The pervasive phenomenon of emotion management blurs the distinction between authentic and factitious emotions. If all adult human emotions in social situations are managed according to social and cultural feeling rules, it becomes impossible to maintain that an authentic emotion should be unmanaged, because we have no access to "pure emotions" - if there are any - before they are influenced by feeling rules. Neither can we distinguish between coaxed and sincere emotions, for it is plausible to assume that coaxing and regulation merely remain unconscious in the latter case. The appropriate evaluation and emotion - not just facsimiles - are there, even if we may have had to do a considerable amount of subterranean emotional work to evoke them.
But if emotion management cannot distinguish between authentic and inauthentic emotions, where should we draw the line?
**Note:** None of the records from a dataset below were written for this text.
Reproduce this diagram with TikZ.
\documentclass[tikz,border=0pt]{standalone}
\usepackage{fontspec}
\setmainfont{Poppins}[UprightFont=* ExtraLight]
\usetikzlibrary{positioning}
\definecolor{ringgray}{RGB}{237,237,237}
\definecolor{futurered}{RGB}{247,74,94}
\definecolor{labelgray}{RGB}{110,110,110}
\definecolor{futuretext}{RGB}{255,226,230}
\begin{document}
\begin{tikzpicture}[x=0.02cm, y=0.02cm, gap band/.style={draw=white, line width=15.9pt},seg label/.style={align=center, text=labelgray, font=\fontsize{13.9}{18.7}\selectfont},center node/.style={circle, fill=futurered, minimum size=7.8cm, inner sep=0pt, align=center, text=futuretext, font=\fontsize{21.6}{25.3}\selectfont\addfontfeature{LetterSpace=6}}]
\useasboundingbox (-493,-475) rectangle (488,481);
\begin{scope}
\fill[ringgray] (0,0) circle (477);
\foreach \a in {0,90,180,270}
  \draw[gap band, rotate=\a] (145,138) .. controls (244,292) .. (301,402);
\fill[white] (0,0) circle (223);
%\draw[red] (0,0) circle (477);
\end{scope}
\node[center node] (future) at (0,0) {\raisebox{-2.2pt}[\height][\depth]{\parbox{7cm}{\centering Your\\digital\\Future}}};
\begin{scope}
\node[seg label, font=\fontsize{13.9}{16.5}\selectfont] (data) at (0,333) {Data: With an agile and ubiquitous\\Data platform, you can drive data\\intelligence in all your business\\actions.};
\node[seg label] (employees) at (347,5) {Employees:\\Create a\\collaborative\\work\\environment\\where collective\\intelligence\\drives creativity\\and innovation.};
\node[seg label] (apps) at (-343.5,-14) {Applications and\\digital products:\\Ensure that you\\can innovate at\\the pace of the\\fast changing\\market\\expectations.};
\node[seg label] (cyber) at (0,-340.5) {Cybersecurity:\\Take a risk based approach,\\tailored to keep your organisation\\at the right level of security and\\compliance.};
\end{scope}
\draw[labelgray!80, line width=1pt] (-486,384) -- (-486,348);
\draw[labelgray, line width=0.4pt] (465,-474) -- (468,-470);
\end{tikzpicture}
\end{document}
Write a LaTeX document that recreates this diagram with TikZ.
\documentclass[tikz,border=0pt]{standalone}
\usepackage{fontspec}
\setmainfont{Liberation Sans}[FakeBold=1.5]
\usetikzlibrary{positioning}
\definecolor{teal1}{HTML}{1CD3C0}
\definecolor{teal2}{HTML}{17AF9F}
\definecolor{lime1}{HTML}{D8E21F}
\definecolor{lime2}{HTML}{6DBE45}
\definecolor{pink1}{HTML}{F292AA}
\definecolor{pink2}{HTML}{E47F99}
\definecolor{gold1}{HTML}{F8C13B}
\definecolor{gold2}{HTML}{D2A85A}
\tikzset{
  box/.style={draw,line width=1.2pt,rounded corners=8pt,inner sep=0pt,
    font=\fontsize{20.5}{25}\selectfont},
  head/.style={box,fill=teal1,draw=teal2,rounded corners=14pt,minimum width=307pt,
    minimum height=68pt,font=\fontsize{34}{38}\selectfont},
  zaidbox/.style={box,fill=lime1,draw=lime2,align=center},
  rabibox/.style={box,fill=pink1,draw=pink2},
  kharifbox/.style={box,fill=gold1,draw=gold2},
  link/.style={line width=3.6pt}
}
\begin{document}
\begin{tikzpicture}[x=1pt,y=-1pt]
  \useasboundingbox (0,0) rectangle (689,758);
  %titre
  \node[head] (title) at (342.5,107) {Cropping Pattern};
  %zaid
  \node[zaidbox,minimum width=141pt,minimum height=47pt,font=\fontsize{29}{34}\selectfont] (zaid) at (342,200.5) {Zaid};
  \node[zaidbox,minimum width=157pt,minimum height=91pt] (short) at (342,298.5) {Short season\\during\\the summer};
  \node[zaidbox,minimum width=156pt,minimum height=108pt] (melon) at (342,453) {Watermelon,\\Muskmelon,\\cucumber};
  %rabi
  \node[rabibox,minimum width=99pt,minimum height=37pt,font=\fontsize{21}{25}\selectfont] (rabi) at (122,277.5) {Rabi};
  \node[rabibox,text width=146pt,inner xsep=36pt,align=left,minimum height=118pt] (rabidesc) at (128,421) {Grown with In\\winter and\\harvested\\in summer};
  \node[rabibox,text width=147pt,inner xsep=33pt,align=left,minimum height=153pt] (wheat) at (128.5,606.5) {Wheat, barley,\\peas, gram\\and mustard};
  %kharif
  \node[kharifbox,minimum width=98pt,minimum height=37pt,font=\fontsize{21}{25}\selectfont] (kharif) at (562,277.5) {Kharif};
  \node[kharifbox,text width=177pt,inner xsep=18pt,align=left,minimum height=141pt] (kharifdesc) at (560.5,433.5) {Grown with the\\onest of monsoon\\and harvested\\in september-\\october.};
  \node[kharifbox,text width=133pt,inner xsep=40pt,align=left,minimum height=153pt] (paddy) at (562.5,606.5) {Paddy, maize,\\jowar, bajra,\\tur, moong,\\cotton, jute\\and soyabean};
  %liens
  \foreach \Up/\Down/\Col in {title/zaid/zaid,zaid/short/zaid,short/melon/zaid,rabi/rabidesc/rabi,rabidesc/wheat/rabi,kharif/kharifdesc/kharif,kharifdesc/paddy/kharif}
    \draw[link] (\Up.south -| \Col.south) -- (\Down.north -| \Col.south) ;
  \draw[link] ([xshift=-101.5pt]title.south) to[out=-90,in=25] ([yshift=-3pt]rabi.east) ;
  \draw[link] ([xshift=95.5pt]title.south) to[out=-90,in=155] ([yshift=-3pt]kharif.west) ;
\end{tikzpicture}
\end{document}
As an empirical researcher, Hochschild wavers in terminology. On the one hand, she contrasts authentic - genuine and spontaneous - feelings with all managed emotions. On the other hand, she admits that we do and must engage in deep acting in our private lives for the purposes of our "real selves", in contrast to deep acting in a corporate setting for the employer's goals. Since the former purposes are obviously more congenial to ourselves than the latter, some managed emotions should qualify as authentic for Hochschild as well. In fact, she may need to admit that even some occupational emotions can qualify as authentic for she writes that "When the feelings are successfully commercialized, the worker does not feel phony or alien; she feels somehow satisfied in how personal her service was. Deep acting is a help in doing this, not a source of estrangement." (Hochschild, 2003, p. 136). Later research in work psychology and sociology supports this conclusion as I shall show in detail in Chapter 6.
Both recalcitrant and managed emotions thus present problems for the sincerity view of authenticity. Even if many recalcitrant emotions are authentic and some managed emotions obviously qualify as inauthentic, my counterexamples indicate that the divide between authenticity and inauthenticity does not fall in line with the divide between spontaneous and nonspontaneous or the divide between managed and nonmanaged emotions. In the remaining part of this article, I attempt to outline a plausible account of this divide and of the puzzling notion of emotional authenticity itself. I will start by analysing the elusive notion of authenticity and its relation to sincerity.
-  John Sabini and Maury Silver (1998, pp. 56-57) suggest that even a feigned emotion can be authentic (or "sincere" as they put it) if the self-presentation is motivated by a sincere commitment to a person or role or value. I agree that a feigned emotion can be an expression of one's authentic self but it is nevertheless defective, and therefore, inauthentic as an emotion because it relies on mere "surface acting" and does not reach psychological genuineness through "deep acting".